27 mei 2018, de jaarlijkse strandwandeling van Podencoworld. Ik sta met Dalí aan een lange lijn tussen een paar honderd andere Podenco’s op het strand van ’s Gravezande. Volledig ondenkbaar om hier met één van onze Aussies te staan (laat staan met twee). Eén ding hebben al deze honden gemeen: ze zijn allemaal via de stichting uit Spanje naar Nederland gekomen, naar een nieuw, beter en liefdevol leven. Dalí dribbelt kwispelend van hond naar hond. Als de lasso van Indiana Jones zwiept zijn lange rattenstaart alle kanten op. Iedereen is een vriend! Als hij morgen geen spierpijn in die staart heeft, weet ik het ook niet. Het weerzien met Sabine, dé vrijwilligster in het Tierra Blanca asiel en speciaal voor deze wandeling naar Nederland gekomen, is het hoogtepunt van de dag, vol knuffels, kusjes en een beetje kortsluiting. Dalí is vandaag de vrolijkste, meest sociale hond op de wereld. En ik het gelukkigste, meest trotse hondenbaasje.
Die vrolijkheid heeft hij overigens altijd en overal. Dalí kan je met zijn ontwapenende, eigenwijze humor op elk moment laten lachen. Dalí is de sfeermaker in de groep, de bliksemafleider voor London. Als ik aan tafel zit te werken, komt hij elk half uurtje even een knuffel halen. Stilletjes komt hij naast me staan en gooit hij met zijn neus mijn elleboog omhoog. Pas als ik hem genoeg geaaid en geknuffeld heb, gaat hij weer tevreden op de bank liggen. Op de bank zitten kan ook niet zonder dat Dalí onhandig bij onze benen komt dralen met zijn grote lijf en lange poten, net zo lang tot hij uitgenodigd wordt om naast (liefst tussen) ons te komen liggen en dicht tegen ons aan te kruipen, bij voorkeur met zijn kop op iemands schoot. Dalí houdt van lekker knuffelen. Dalí houdt van lekker eten. Dalí houdt van lekker spelen. Dalí houdt van lekker slapen. Dalí houdt van het leven. Elke dag ben ik blij dat we hem erbij hebben, dat we het gekke stel met vier niet altijd even makkelijke honden zijn geworden en twee Spaanse mannen dit leven kunnen geven.

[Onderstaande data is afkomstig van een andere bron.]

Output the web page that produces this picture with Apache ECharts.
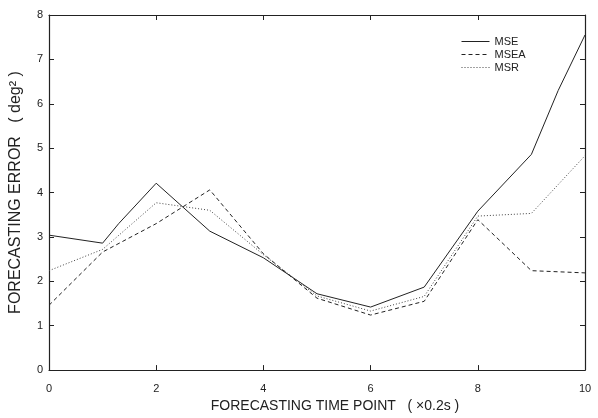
<!DOCTYPE html>
<html>
<head>
<meta charset="utf-8">
<script src="https://cdn.jsdelivr.net/npm/echarts@6/dist/echarts.min.js"></script>
<style>html,body{margin:0;padding:0;background:#fff;}#c{width:598px;height:418px;}</style>
</head>
<body>
<div id="c"></div>
<script>
const seriesNames = ['MSE', 'MSEA', 'MSR'];
const mseX = [0, 1, 1.3, 2, 3, 4, 5, 6, 7, 8, 9, 9.5, 10];
const mseY = [3.04, 2.86, 3.3, 4.21, 3.13, 2.53, 1.72, 1.42, 1.87, 3.58, 4.86, 6.3, 7.55];
const mseaX = [0, 1, 2, 3, 4, 5, 6, 7, 8, 9, 10];
const mseaY = [1.46, 2.66, 3.3, 4.06, 2.62, 1.62, 1.24, 1.55, 3.39, 2.24, 2.19];
const msrX = [0, 1, 2, 3, 4, 5, 6, 7, 8, 9, 10];
const msrY = [2.24, 2.72, 3.77, 3.6, 2.6, 1.67, 1.33, 1.66, 3.47, 3.53, 4.83];
const xTicks = [0, 2, 4, 6, 8, 10];
const yTicks = [0, 1, 2, 3, 4, 5, 6, 7, 8];

const pairs = (xs, ys) => xs.map((x, i) => [x, ys[i]]);
const font = 'Liberation Sans, Arial, sans-serif';
const ink = '#222';

const chart = echarts.init(document.getElementById('c'), null, {renderer: 'canvas'});
const axisBase = {
  axisLine: {show: true, onZero: false, lineStyle: {color: ink, width: 1.2}},
  axisTick: {show: true, inside: true, length: 5, lineStyle: {color: ink}},
  splitLine: {show: false}
};
chart.setOption({
  animation: false,
  backgroundColor: '#fff',
  grid: {left: 48, right: 13, top: 15, bottom: 42, containLabel: false},
  legend: {
    data: seriesNames,
    orient: 'vertical',
    left: 456, top: 31,
    itemWidth: 28, itemHeight: 6, itemGap: 2,
    itemStyle: {opacity: 0},
    lineStyle: {width: 1},
    textStyle: {fontFamily: font, fontSize: 11, color: ink}
  },
  xAxis: [
    Object.assign({}, axisBase, {
      type: 'value', min: 0, max: 10, interval: 2, position: 'bottom',
      name: 'FORECASTING TIME POINT   ( \u00d70.2s )',
      nameLocation: 'middle', nameGap: 28,
      nameTextStyle: {fontFamily: font, fontSize: 14, color: ink, padding: [0, 0, 0, 36]},
      axisLabel: {fontFamily: font, fontSize: 11, color: ink, margin: 13,
        formatter: v => xTicks.includes(v) ? String(v) : ''}
    }),
    Object.assign({}, axisBase, {
      type: 'value', min: 0, max: 10, interval: 2, position: 'top',
      axisLabel: {show: false}
    })
  ],
  yAxis: [
    Object.assign({}, axisBase, {
      type: 'value', min: 0, max: 8, interval: 1, position: 'left',
      name: 'FORECASTING ERROR   ( deg\u00b2 )',
      nameLocation: 'middle', nameGap: 25, nameRotate: 90,
      nameTextStyle: {fontFamily: font, fontSize: 16, color: ink},
      axisLabel: {fontFamily: font, fontSize: 11, color: ink, margin: 6,
        formatter: v => yTicks.includes(v) ? String(v) : ''}
    }),
    Object.assign({}, axisBase, {
      type: 'value', min: 0, max: 8, interval: 1, position: 'right',
      axisLabel: {show: false}
    })
  ],
  series: [
    {name: 'MSE', type: 'line', data: pairs(mseX, mseY), symbol: 'none',
     lineStyle: {color: ink, width: 1, type: 'solid'}, itemStyle: {color: ink}},
    {name: 'MSEA', type: 'line', data: pairs(mseaX, mseaY), symbol: 'none',
     lineStyle: {color: ink, width: 1, type: [4, 3]}, itemStyle: {color: ink}},
    {name: 'MSR', type: 'line', data: pairs(msrX, msrY), symbol: 'none',
     lineStyle: {color: '#444', width: 1, type: [1, 2]}, itemStyle: {color: '#444'}}
  ]
});
</script>
</body>
</html>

Vanochtend. De zon komt bijna op. De eerste fietsers komen langs om hun werkdag vroeg te starten. Het eerste licht valt tussen de bomen door op de lege paden van De Wildernis. Boven de weilanden hangt nog mist. Het is koud. Her en der zullen nog kleine groepjes ree staan en zal een konijn over het pad schieten. Dalí weet het. London ook. Ik klik de lijnen van hun tuigjes vast aan mijn heupriem en geeft het startsignaal. Enthousiast schieten twee prettig gestoorde honden met een beetje kortsluiting zij aan zij voor me uit. Ik zet de achtervolging in, samen bestormen we het bos. De dag is begonnen!